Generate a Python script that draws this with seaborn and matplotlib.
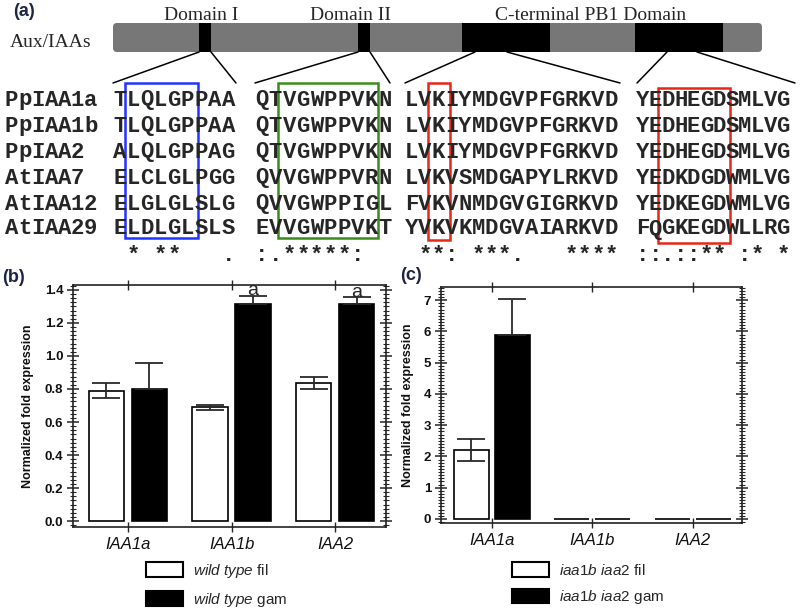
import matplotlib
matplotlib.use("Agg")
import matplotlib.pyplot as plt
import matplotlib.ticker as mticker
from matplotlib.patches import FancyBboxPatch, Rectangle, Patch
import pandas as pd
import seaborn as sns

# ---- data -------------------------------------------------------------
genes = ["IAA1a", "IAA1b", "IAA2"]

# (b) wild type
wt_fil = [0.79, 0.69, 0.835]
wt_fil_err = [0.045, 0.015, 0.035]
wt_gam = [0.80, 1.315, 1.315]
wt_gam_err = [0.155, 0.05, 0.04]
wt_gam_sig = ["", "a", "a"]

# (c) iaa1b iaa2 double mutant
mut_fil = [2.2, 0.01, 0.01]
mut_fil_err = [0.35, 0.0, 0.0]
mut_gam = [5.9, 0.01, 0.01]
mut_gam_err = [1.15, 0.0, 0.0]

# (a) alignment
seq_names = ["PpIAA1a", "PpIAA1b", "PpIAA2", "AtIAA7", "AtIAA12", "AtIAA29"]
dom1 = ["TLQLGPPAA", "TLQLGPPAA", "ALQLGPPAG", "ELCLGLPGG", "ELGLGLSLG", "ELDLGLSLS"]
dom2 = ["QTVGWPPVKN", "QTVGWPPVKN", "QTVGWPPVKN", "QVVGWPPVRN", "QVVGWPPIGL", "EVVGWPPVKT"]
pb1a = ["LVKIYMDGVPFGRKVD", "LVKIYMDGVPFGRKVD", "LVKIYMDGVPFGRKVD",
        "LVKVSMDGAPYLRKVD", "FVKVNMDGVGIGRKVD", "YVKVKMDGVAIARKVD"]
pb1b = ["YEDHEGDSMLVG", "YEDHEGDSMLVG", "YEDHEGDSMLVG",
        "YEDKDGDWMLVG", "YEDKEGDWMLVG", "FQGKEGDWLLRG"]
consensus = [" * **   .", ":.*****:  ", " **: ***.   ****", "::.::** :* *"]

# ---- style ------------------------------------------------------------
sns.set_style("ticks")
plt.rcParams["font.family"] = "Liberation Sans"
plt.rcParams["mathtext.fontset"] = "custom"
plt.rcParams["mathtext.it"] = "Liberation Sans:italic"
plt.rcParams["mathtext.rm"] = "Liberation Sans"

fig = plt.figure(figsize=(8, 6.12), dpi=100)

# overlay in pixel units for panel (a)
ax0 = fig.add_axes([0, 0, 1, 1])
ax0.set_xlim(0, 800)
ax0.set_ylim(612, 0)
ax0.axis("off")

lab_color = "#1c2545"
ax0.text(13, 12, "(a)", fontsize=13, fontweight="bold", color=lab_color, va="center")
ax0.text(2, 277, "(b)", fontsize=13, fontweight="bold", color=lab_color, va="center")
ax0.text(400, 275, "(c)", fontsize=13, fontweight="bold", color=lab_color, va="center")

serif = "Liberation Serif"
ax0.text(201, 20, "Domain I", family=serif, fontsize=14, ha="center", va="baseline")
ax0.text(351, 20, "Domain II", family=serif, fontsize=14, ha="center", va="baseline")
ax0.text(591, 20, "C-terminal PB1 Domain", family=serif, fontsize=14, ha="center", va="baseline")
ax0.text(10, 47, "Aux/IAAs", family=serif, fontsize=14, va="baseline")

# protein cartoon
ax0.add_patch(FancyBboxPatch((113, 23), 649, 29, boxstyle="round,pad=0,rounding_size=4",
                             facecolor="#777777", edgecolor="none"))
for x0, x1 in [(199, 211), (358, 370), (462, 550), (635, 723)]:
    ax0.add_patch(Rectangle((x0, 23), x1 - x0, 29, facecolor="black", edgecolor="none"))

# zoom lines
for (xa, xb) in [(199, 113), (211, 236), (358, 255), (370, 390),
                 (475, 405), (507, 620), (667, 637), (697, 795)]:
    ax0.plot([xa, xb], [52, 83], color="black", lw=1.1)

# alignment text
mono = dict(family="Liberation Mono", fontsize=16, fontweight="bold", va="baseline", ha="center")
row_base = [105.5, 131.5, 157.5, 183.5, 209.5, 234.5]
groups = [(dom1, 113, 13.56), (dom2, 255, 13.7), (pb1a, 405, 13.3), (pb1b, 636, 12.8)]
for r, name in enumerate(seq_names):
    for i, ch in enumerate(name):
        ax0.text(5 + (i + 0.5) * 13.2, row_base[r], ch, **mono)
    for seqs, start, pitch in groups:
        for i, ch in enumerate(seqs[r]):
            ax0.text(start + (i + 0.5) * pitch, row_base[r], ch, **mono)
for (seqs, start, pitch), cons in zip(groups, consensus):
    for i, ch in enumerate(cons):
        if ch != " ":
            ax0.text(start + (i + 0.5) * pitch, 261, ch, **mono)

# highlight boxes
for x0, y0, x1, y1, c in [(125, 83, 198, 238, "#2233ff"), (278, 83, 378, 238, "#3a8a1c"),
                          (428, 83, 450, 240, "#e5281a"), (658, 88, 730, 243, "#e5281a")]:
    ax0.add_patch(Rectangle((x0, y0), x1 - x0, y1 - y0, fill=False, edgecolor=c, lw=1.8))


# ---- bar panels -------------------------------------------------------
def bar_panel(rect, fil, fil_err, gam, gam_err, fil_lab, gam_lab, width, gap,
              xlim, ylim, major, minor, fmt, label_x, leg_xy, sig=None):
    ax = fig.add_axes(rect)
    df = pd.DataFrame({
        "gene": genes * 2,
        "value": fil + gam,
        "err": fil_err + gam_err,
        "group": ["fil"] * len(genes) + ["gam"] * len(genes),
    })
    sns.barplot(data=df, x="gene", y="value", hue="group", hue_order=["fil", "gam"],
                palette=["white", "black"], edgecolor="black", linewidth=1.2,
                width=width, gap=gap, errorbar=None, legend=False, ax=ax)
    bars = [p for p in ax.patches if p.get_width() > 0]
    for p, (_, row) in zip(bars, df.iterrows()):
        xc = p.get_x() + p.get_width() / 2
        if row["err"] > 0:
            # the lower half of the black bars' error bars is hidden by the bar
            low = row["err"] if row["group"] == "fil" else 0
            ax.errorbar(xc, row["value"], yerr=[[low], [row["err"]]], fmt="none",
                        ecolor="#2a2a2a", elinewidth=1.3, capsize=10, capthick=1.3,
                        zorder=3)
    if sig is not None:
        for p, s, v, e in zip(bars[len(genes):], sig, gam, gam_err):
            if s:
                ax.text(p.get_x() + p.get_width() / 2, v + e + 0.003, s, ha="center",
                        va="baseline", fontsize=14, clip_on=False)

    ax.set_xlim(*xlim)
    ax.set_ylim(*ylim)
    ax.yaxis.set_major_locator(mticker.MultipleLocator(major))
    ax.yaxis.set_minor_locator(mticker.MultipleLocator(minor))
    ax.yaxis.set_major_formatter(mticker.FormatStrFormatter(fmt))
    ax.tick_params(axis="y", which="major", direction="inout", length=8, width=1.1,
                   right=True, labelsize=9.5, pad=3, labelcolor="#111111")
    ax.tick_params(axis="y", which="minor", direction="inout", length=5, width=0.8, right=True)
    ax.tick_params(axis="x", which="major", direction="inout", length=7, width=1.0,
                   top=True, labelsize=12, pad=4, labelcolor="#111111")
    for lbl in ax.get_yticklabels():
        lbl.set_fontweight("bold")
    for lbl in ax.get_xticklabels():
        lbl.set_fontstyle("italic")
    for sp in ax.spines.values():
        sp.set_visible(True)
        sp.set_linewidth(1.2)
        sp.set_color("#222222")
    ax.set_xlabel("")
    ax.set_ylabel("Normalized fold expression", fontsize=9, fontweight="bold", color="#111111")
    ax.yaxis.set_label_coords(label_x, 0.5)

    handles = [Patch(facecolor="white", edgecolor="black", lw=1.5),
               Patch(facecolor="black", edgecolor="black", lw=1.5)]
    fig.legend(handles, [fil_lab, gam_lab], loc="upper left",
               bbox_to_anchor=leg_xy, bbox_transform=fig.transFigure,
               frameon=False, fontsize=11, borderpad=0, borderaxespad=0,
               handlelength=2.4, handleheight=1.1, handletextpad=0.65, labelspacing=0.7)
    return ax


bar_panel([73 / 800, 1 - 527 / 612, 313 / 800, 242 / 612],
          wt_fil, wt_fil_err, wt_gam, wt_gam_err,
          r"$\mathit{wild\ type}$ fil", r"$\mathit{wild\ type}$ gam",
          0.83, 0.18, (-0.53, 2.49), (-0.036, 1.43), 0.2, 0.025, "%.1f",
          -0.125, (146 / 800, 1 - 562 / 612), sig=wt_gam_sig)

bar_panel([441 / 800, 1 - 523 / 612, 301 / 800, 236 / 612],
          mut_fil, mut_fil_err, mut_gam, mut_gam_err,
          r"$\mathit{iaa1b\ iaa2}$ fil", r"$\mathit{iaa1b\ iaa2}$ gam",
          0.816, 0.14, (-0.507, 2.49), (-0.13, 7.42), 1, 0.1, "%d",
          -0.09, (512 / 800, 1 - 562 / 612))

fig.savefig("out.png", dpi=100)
* * *
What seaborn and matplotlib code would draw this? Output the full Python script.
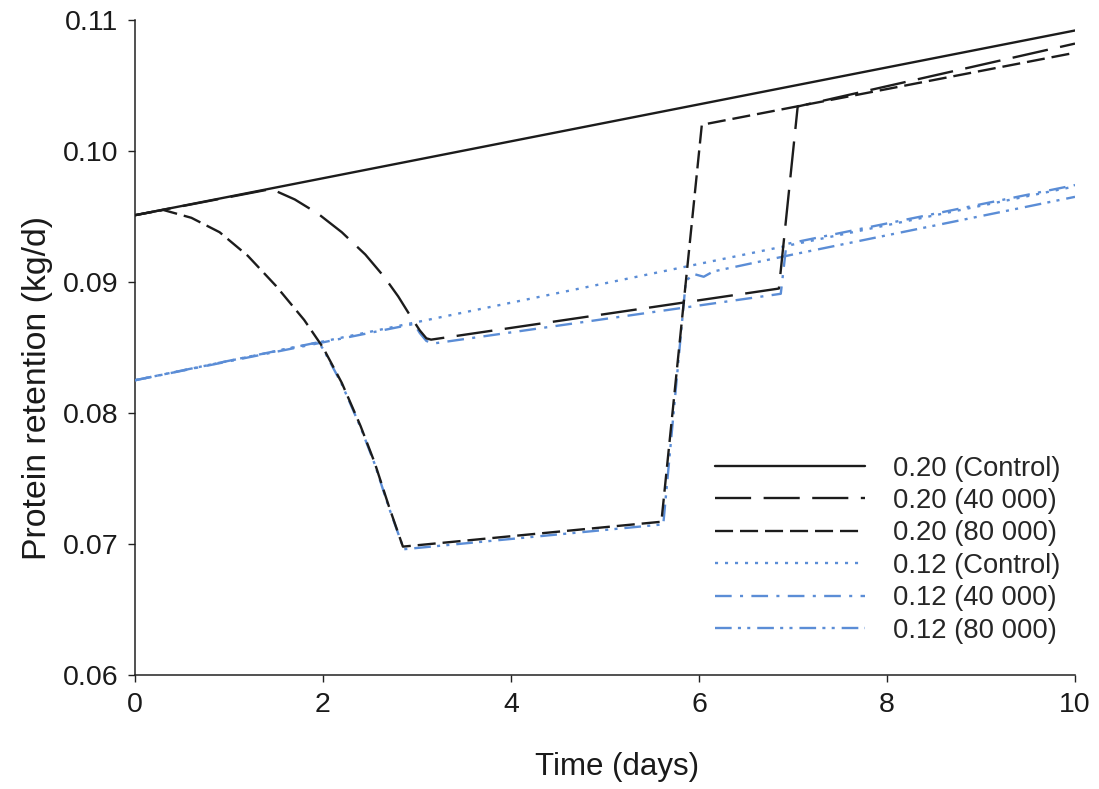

**Directions for this task**. Your task is to reproduce only the lines from the one with "Generate a Python" through the one with "import seaborn as sns", keeping both ends. Skip every picture.

**The reply**.
Generate a Python script that draws this with seaborn and matplotlib.
import matplotlib
matplotlib.use("Agg")
import matplotlib.pyplot as plt
import matplotlib.ticker as mticker
from matplotlib.patches import FancyBboxPatch, Rectangle, Patch
import pandas as pd
import seaborn as sns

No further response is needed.